43. I should have thought that what I am about to say was so well known in the profession that no necessity would arise for referring to it.
44. The actual fees, which it has been arranged to pay to counsel, must be marked on the counsel's brief and no manipulation thereof can be permitted for the purpose of taxation or otherwise.
45. Learned Counsel should sign for the fees which have been arranged and paid, and in the actual form in which they were arranged and paid, and no departure therefrom can be entertained either for the purpose of taxation or otherwise.
46. I accept with considerable hesitation the order proposed by the learned Chief Justice. An attorney is an officer of the Court and I am disposed to regard it as an improper proceeding on his part to contest in a Court of Law, whether as a plaintiff or as a defendant, the amount of a Bill of Costs which has been taxed by the Court's deputy, the: Taxing Officer, subject to the supervision and the orders of the Court.

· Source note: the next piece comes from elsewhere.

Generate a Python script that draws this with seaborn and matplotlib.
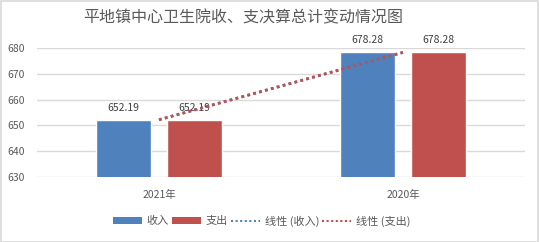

47. In the present case, however, the circumstances are exceptional and as to the merits of the dispute there can be no question. That being so, and as I understand that the case is not to be treated as a precedent, I do not press my doubts to the point of dissent.
48. I desire to say that I fully concur in the observations which have fallen from the learned Chief Justice as to the mode in which counsel's fees should be marked on their briefs.